◆ STATED GOAL:
Nothing in the data should change when you return it, but leave the pictures out.

◆ GIVEN INFORMATION:
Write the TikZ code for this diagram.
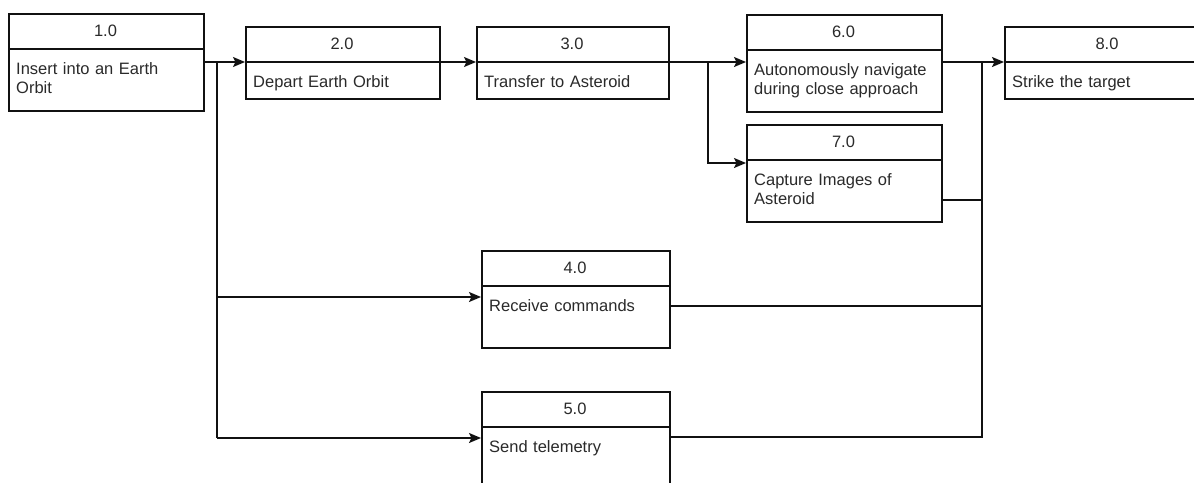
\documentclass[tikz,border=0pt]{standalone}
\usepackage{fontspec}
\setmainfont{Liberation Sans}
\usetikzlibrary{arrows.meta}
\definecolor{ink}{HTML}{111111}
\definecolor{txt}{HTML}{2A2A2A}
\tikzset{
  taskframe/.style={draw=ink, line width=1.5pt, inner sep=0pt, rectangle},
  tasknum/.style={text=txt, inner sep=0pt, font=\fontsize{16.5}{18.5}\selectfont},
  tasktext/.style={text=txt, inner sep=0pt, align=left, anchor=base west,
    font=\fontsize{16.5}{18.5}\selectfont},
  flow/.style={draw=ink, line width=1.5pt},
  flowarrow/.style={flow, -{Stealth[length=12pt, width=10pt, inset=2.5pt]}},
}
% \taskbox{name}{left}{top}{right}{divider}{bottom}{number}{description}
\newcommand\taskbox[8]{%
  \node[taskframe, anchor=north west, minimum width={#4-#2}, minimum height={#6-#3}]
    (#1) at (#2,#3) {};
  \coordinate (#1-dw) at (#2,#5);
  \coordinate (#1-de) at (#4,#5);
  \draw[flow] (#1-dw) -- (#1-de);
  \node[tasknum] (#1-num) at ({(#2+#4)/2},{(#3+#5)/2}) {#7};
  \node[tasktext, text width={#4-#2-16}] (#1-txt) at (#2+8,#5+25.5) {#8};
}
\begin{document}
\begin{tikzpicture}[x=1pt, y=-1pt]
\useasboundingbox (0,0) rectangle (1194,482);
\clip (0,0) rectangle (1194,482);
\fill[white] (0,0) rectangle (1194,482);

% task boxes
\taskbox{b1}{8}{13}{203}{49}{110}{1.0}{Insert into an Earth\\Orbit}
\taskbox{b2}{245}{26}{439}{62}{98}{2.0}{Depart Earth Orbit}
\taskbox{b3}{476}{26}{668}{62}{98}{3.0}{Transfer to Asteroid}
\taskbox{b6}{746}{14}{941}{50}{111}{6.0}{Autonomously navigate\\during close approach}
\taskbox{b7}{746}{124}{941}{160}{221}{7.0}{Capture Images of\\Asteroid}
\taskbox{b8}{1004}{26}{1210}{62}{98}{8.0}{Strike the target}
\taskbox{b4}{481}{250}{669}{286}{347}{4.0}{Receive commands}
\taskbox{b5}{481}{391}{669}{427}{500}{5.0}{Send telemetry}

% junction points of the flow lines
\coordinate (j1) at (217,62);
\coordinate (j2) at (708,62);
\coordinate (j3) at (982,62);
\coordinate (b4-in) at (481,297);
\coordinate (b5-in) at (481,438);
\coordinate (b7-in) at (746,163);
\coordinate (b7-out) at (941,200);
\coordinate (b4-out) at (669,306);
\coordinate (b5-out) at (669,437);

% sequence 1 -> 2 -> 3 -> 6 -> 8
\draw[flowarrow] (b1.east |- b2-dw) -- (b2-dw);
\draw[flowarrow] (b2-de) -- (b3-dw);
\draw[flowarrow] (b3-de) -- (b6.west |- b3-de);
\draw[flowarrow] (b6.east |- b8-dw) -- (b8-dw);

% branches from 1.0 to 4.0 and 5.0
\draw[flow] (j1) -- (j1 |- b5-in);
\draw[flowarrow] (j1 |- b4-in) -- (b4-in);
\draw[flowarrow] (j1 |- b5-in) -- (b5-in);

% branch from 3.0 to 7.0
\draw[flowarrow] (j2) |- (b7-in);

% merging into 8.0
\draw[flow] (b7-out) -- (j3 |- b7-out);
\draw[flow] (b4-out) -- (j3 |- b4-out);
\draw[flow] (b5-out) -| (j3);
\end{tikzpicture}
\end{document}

◆ EXERCISE RESPONSE:
Write the TikZ code for this diagram.
\documentclass[tikz,border=0pt]{standalone}
\usepackage{fontspec}
\setmainfont{Liberation Sans}
\usetikzlibrary{arrows.meta}
\definecolor{ink}{HTML}{111111}
\definecolor{txt}{HTML}{2A2A2A}
\tikzset{
  taskframe/.style={draw=ink, line width=1.5pt, inner sep=0pt, rectangle},
  tasknum/.style={text=txt, inner sep=0pt, font=\fontsize{16.5}{18.5}\selectfont},
  tasktext/.style={text=txt, inner sep=0pt, align=left, anchor=base west,
    font=\fontsize{16.5}{18.5}\selectfont},
  flow/.style={draw=ink, line width=1.5pt},
  flowarrow/.style={flow, -{Stealth[length=12pt, width=10pt, inset=2.5pt]}},
}
% \taskbox{name}{left}{top}{right}{divider}{bottom}{number}{description}
\newcommand\taskbox[8]{%
  \node[taskframe, anchor=north west, minimum width={#4-#2}, minimum height={#6-#3}]
    (#1) at (#2,#3) {};
  \coordinate (#1-dw) at (#2,#5);
  \coordinate (#1-de) at (#4,#5);
  \draw[flow] (#1-dw) -- (#1-de);
  \node[tasknum] (#1-num) at ({(#2+#4)/2},{(#3+#5)/2}) {#7};
  \node[tasktext, text width={#4-#2-16}] (#1-txt) at (#2+8,#5+25.5) {#8};
}
\begin{document}
\begin{tikzpicture}[x=1pt, y=-1pt]
\useasboundingbox (0,0) rectangle (1194,482);
\clip (0,0) rectangle (1194,482);
\fill[white] (0,0) rectangle (1194,482);

% task boxes
\taskbox{b1}{8}{13}{203}{49}{110}{1.0}{Insert into an Earth\\Orbit}
\taskbox{b2}{245}{26}{439}{62}{98}{2.0}{Depart Earth Orbit}
\taskbox{b3}{476}{26}{668}{62}{98}{3.0}{Transfer to Asteroid}
\taskbox{b6}{746}{14}{941}{50}{111}{6.0}{Autonomously navigate\\during close approach}
\taskbox{b7}{746}{124}{941}{160}{221}{7.0}{Capture Images of\\Asteroid}
\taskbox{b8}{1004}{26}{1210}{62}{98}{8.0}{Strike the target}
\taskbox{b4}{481}{250}{669}{286}{347}{4.0}{Receive commands}
\taskbox{b5}{481}{391}{669}{427}{500}{5.0}{Send telemetry}

% junction points of the flow lines
\coordinate (j1) at (217,62);
\coordinate (j2) at (708,62);
\coordinate (j3) at (982,62);
\coordinate (b4-in) at (481,297);
\coordinate (b5-in) at (481,438);
\coordinate (b7-in) at (746,163);
\coordinate (b7-out) at (941,200);
\coordinate (b4-out) at (669,306);
\coordinate (b5-out) at (669,437);

% sequence 1 -> 2 -> 3 -> 6 -> 8
\draw[flowarrow] (b1.east |- b2-dw) -- (b2-dw);
\draw[flowarrow] (b2-de) -- (b3-dw);
\draw[flowarrow] (b3-de) -- (b6.west |- b3-de);
\draw[flowarrow] (b6.east |- b8-dw) -- (b8-dw);

% branches from 1.0 to 4.0 and 5.0
\draw[flow] (j1) -- (j1 |- b5-in);
\draw[flowarrow] (j1 |- b4-in) -- (b4-in);
\draw[flowarrow] (j1 |- b5-in) -- (b5-in);

% branch from 3.0 to 7.0
\draw[flowarrow] (j2) |- (b7-in);

% merging into 8.0
\draw[flow] (b7-out) -- (j3 |- b7-out);
\draw[flow] (b4-out) -- (j3 |- b4-out);
\draw[flow] (b5-out) -| (j3);
\end{tikzpicture}
\end{document}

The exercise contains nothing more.